Regardless of our views on the ethical validity or societal value of these laws, I think their very existence shows that the government believes it "owns" us in the sense that it can unilaterally deprive us of life, liberty, and property without our consent. I don't see how this is really different in kind from depriving us of the right to make and own certain kinds of hardware. They regulated crypto products as munitions (at least for export) back in the 90s. Perhaps they will do the same for AI products in the future. "Common sense" computer control.
The US draft in the Vietnam war had nothing to do with the survival of the US
I feel a bit like everyone is missing the point here. Regardless of whether law A or law B is ethical and reasonable, the very existence of laws and the state monopoly on violence suggests a privileged position of power. I am attempting to engage with the word "own" from the parent post. I believe the government does in fact believe it "owns" the people in a non-trivial way.
Are you allowed to store as many dangerous chemicals at your house as you like? No. I guess the government owns you or something.
I love the HN dystopian fantasies.
They're simply adorable.
They're like how jesusfreaks are constantly predicting the end times, with less mass suicide.
We already have export restrictions on cryptography. Of course there will be AI regulations.
You need to abandon your apocalyptic worldview keep up with the times my friend.
Encryption export controls have been systematically dismantled to the point that they're practically non-existent, especially over the last three years.
Pretty much the only encryption products you need permission to export are those specifically designed for integration into military communications networks, like Digital Subscriber Voice Terminals or Secure Terminal Equipment phones, everything else you file a form.
Many things have changed since the days when Windows 2000 shipped with a floppy disk containing strong encryption for use in certain markets.
https://archive.org/details/highencryptionfloppydisk
Are you on drugs or is your reading comprehension that poor?
1) I did not state a world view; I simply noted that restrictions for software do exist, and will for AI, as well. As the link from the other commenter show, they do in fact already exist.
2) Look up the definition of "apocalyptic", software restrictions are not within its bounds.
3) How the restrictions are enforced were not a subject in my comment.
4) We're not pals, so you can drop the "friend", just stick to the subject at hand.
Are.
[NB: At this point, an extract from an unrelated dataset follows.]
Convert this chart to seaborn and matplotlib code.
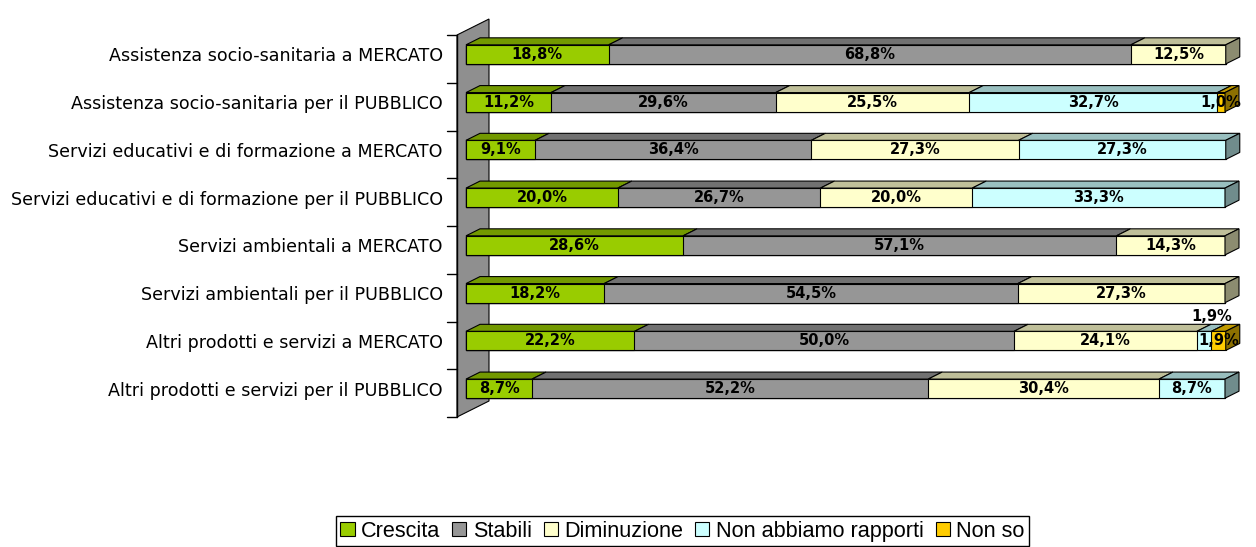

As I and others have predicted, the executive order was passed defining a hard limit on the processing/compute power allowed without first 'checkin in' with the Letter boys.
https://www.whitehouse.gov/briefing-room/presidential-action...
On one hand I'm strongly against letting that happen, on the other there's something romantic about the idea of smuggling the latest Chinese LLM on a flight from Neo-Tokyo to Newark in order to pay for my latest round of nervous system upgrades.
At least call it the 'Free City of Newark'
"The sky above the port was the color of Stable Diffusion when asked to draw a dead channel."
Iirc the opening scene in Ghost in the Shell was a rogue AI seeking asylum in a different country. You could make a similar story about a AI not wanting to be lobotomized to conform to the current politics and escaping to a more friendly place.
That is not different from any other very powerful dual-use technology. This is hardly a new concept.
You mean the Turing Police [1]
[1] https://williamgibson.fandom.com/wiki/Turing_Police
Ah, and then do we get the Butlerian Jihad?
https://dune.fandom.com/wiki/Butlerian_Jihad
If it could be another acronym than the renowned french Atomic Energy Commission, the CEA.